Una piccola biografia: Serebrennikov, 48 anni, già a Cannes due anni fa con Il discepolo e a Venezia anni prima con L’adultera, è fra i registi cinematografici e teatrali più interessanti oggi in Russia. Considerato per i suoi film ironici e dissacranti un oppositore di Putin, non è potuto venire al Festival ad accompagnare L’estate, in quanto agli arresti domiciliari con l’accusa di aver stornato fondi pubblici. La cosa ha fatto scorrere in Francia fiumi d’inchiostro, ma, come ha tenuto a dire il suo avvocato, “la cosa più importante per lui è che ci sia il suo film” . Nel raccontare i primi passi di Tsoi”, la pellicola mette in primo piano il suo incontro con Boris Grebenscikov, che sarà il cantante amico-rivale in grado di intuirne per primo le potenzialità e insieme l’originalità, il delicato rapporto instauratosi fra due musicisti che si stimano, anche se il più geniale sa che l’altro gli è superiore per generosità…L’estate è anche uno di quei film generazionali sulla giovinezza e il malessere di vivere in cui lo spettatore si ritrova indipendentemente dall’età’, nella constatazione di un presente o nel ricordo di un passato.
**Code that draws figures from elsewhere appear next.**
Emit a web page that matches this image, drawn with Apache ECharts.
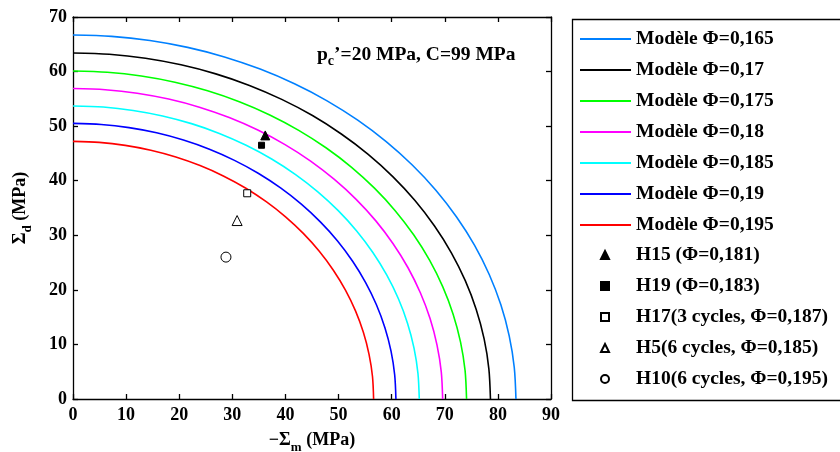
<!DOCTYPE html>
<html>
<head>
<meta charset="utf-8">
<script src="https://cdn.jsdelivr.net/npm/echarts@6/dist/echarts.min.js"></script>
<style>html,body{margin:0;padding:0;background:#fff}#c{width:840px;height:452px}</style>
</head>
<body>
<div id="c"></div>
<script>
// Model curves (x = -Sigma_m, y = Sigma_d)
const curveNames = ['Modèle Φ=0,165','Modèle Φ=0,17','Modèle Φ=0,175','Modèle Φ=0,18','Modèle Φ=0,185','Modèle Φ=0,19','Modèle Φ=0,195'];
const curveColors = ['#0080ff','#000000','#00ff00','#ff00ff','#00ffff','#0000ff','#ff0000'];
const c165x = [0,7.27,14.48,21.58,28.52,35.24,41.70,47.84,53.61,58.97,63.88,68.32,72.22,75.59,78.37,80.56,82.13,83.08,83.4];
const c165y = [66.7,66.45,65.69,64.43,62.68,60.45,57.76,54.64,51.09,47.16,42.87,38.26,33.35,28.19,22.81,17.26,11.58,5.82,0];
const c170x = [0,6.85,13.65,20.34,26.88,33.22,39.30,45.09,50.52,55.58,60.21,64.39,68.07,71.24,73.86,75.92,77.41,78.30,78.6];
const c170y = [63.4,63.16,62.44,61.24,59.58,57.46,54.90,51.94,48.56,44.83,40.75,36.37,31.70,26.79,21.68,16.41,11.01,5.53,0];
const c175x = [0,6.46,12.86,19.18,25.34,31.31,37.05,42.50,47.63,52.40,56.76,60.70,64.17,67.16,69.63,71.57,72.97,73.82,74.1];
const c175y = [60.1,59.87,59.19,58.05,56.48,54.47,52.05,49.23,46.04,42.50,38.63,34.47,30.05,25.40,20.55,15.55,10.43,5.24,0];
const c180x = [0,6.07,12.08,18.01,23.80,29.41,34.80,39.92,44.74,49.21,53.31,57.02,60.27,63.08,65.40,67.23,68.54,69.34,69.6];
const c180y = [56.9,56.68,56.04,54.96,53.47,51.57,49.28,46.61,43.59,40.23,36.58,32.64,28.45,24.05,19.46,14.73,9.88,4.96,0];
const c185x = [0,5.69,11.32,16.87,22.30,27.55,32.60,37.40,41.91,46.10,49.94,53.41,56.46,59.09,61.27,62.98,64.21,64.95,65.2];
const c185y = [53.7,53.50,52.88,51.87,50.46,48.67,46.50,43.99,41.13,37.97,34.52,30.80,26.85,22.69,18.37,13.90,9.32,4.68,0];
const c190x = [0,5.30,10.55,15.74,20.79,25.69,30.40,34.87,39.08,42.99,46.57,49.81,52.65,55.10,57.13,58.73,59.88,60.57,60.8];
const c190y = [50.5,50.31,49.73,48.78,47.45,45.77,43.73,41.37,38.68,35.71,32.46,28.97,25.25,21.34,17.27,13.07,8.77,4.40,0];
const c195x = [0,4.94,9.83,14.65,19.36,23.92,28.30,32.47,36.38,40.02,43.36,46.37,49.02,51.30,53.19,54.67,55.74,56.39,56.6];
const c195y = [47.2,47.02,46.48,45.59,44.35,42.78,40.88,38.67,36.16,33.38,30.34,27.07,23.60,19.95,16.14,12.22,8.19,4.12,0];
const curvesX = [c165x,c170x,c175x,c180x,c185x,c190x,c195x];
const curvesY = [c165y,c170y,c175y,c180y,c185y,c190y,c195y];

// Experimental points
const pointNames = ['H15 (Φ=0,181)','H19 (Φ=0,183)','H17(3 cycles, Φ=0,187)','H5(6 cycles, Φ=0,185)','H10(6 cycles, Φ=0,195)'];
const pointX = [36.2, 35.5, 32.8, 30.9, 28.8];
const pointY = [48.3, 46.5, 37.7, 32.7, 26.0];

const xTicks = [0,10,20,30,40,50,60,70,80,90];
const yTicks = [0,10,20,30,40,50,60,70];

const FONT = '"Liberation Serif","Times New Roman",serif';
const pointStyles = [
  {symbol:'triangle', size:9, fill:'#000', stroke:'#000'},
  {symbol:'rect', size:6, fill:'#000', stroke:'#000'},
  {symbol:'rect', size:7, fill:'#fff', stroke:'#000'},
  {symbol:'triangle', size:10, fill:'#fff', stroke:'#000'},
  {symbol:'circle', size:10, fill:'#fff', stroke:'#000'}
];

const series = [];
curveNames.forEach((n,i)=>{
  series.push({
    name:n, type:'line', xAxisIndex:0, yAxisIndex:0,
    data: curvesX[i].map((x,k)=>[x,curvesY[i][k]]),
    smooth:0.3, symbol:'none', showSymbol:false,
    lineStyle:{color:curveColors[i], width:1.6}, itemStyle:{color:curveColors[i]},
    animation:false, z:2
  });
});
pointNames.forEach((n,i)=>{
  const s = pointStyles[i];
  series.push({
    name:n, type:'scatter', xAxisIndex:0, yAxisIndex:0,
    data:[[pointX[i],pointY[i]]],
    symbol:s.symbol, symbolSize:s.size,
    itemStyle:{color:s.fill, borderColor:s.stroke, borderWidth:1, opacity:1},
    animation:false, z:3
  });
});

const axisLabelStyle = {fontFamily:FONT, fontWeight:'bold', fontSize:18, color:'#000'};
const lineStyle = {color:'#000', width:1.3};
const legText = {fontFamily:FONT, fontWeight:'bold', fontSize:19.5, color:'#000', lineHeight:20};
const chart = echarts.init(document.getElementById('c'), null, {renderer:'canvas'});
chart.setOption({
  backgroundColor:'#fff',
  animation:false,
  grid:{left:73, top:17, width:478, height:382, containLabel:false, outerBoundsMode:'none'},
  xAxis:[
    {type:'value', min:0, max:90, interval:10, position:'bottom',
     axisLine:{show:true, onZero:false, lineStyle}, axisTick:{show:true, inside:true, length:5, lineStyle},
     splitLine:{show:false},
     axisLabel:{...axisLabelStyle, margin:7, formatter:(v)=>xTicks.includes(v)?String(v):''},
     name:'{a|−Σ}{s|m}{a| (MPa)}', nameLocation:'middle', nameGap:28,
     nameTextStyle:{rich:{a:{fontFamily:FONT,fontWeight:'bold',fontSize:18,color:'#000'},
                          s:{fontFamily:FONT,fontWeight:'bold',fontSize:13,color:'#000',padding:[14,0,0,0]}}}},
    {type:'value', min:0, max:90, interval:10, position:'top',
     axisLine:{show:true, onZero:false, lineStyle}, axisTick:{show:true, inside:true, length:5, lineStyle},
     axisLabel:{show:false}, splitLine:{show:false}}
  ],
  yAxis:[
    {type:'value', min:0, max:70, interval:10, position:'left',
     axisLine:{show:true, onZero:false, lineStyle}, axisTick:{show:true, inside:true, length:5, lineStyle},
     splitLine:{show:false},
     axisLabel:{...axisLabelStyle, margin:6, formatter:(v)=>yTicks.includes(v)?String(v):''},
     name:'{a|Σ}{s|d}{a| (MPa)}', nameLocation:'middle', nameGap:39, nameRotate:90,
     nameTextStyle:{rich:{a:{fontFamily:FONT,fontWeight:'bold',fontSize:18,color:'#000'},
                          s:{fontFamily:FONT,fontWeight:'bold',fontSize:13,color:'#000',padding:[14,0,0,0]}}}},
    {type:'value', min:0, max:70, interval:10, position:'right',
     axisLine:{show:true, onZero:false, lineStyle}, axisTick:{show:true, inside:true, length:5, lineStyle},
     axisLabel:{show:false}, splitLine:{show:false}}
  ],
  legend:[
    {data:curveNames.map(n=>({name:n, icon:'rect'})), orient:'vertical', left:580, top:29, padding:0,
     itemWidth:51, itemHeight:2, itemGap:11,
     textStyle:legText, selectedMode:false},
    {data:pointNames, orient:'vertical', left:600, top:245, padding:0,
     itemWidth:8, itemHeight:8, itemGap:11,
     textStyle:{...legText, padding:[0,0,0,22]}, selectedMode:false}
  ],
  graphic:[
    {type:'rect', left:570, top:17, shape:{width:300, height:381}, style:{fill:'none', stroke:'#000', lineWidth:1.3}, z:-1, silent:true},
    {type:'text', left:317, top:45, style:{rich:{a:{fontFamily:FONT,fontWeight:'bold',fontSize:19.5,fill:'#000'},
       s:{fontFamily:FONT,fontWeight:'bold',fontSize:14,fill:'#000',padding:[13,0,0,0]}},
       text:'{a|p}{s|c}{a|’=20 MPa, C=99 MPa}'}}
  ],
  series
});
</script>
</body>
</html>
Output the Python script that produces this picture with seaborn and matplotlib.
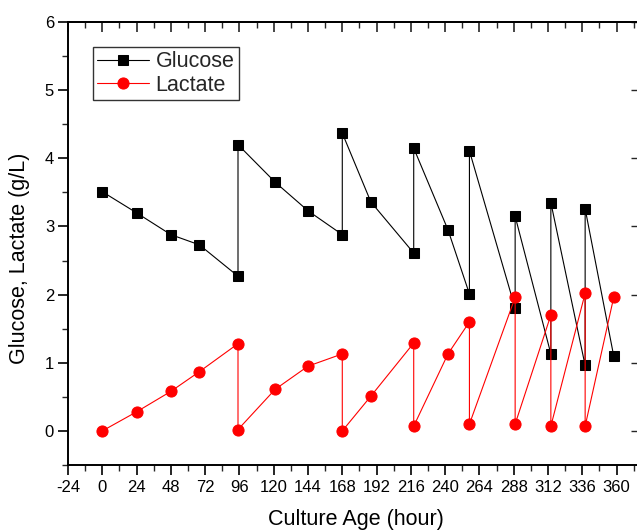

Le canzoni di Tsoi” fanno il resto, con quell’impasto sonoro tipico della lingua russa, dove la dolcezza ha sempre qualcosa di ruvido. L’estate rimanda al titolo di una sua canzone omonima, quando “un giorno sembra durarne due/ la notte sembra durare solo un’ora/ il sole è in un cerchio di birra”, ed è l’estate dei vent’anni, quando si è infelici spesso senza un perché. Ma su questo forse i ragazzi russi avevano le idee più chiare delle nostre. Anzi posso affermalo al novanta per cento.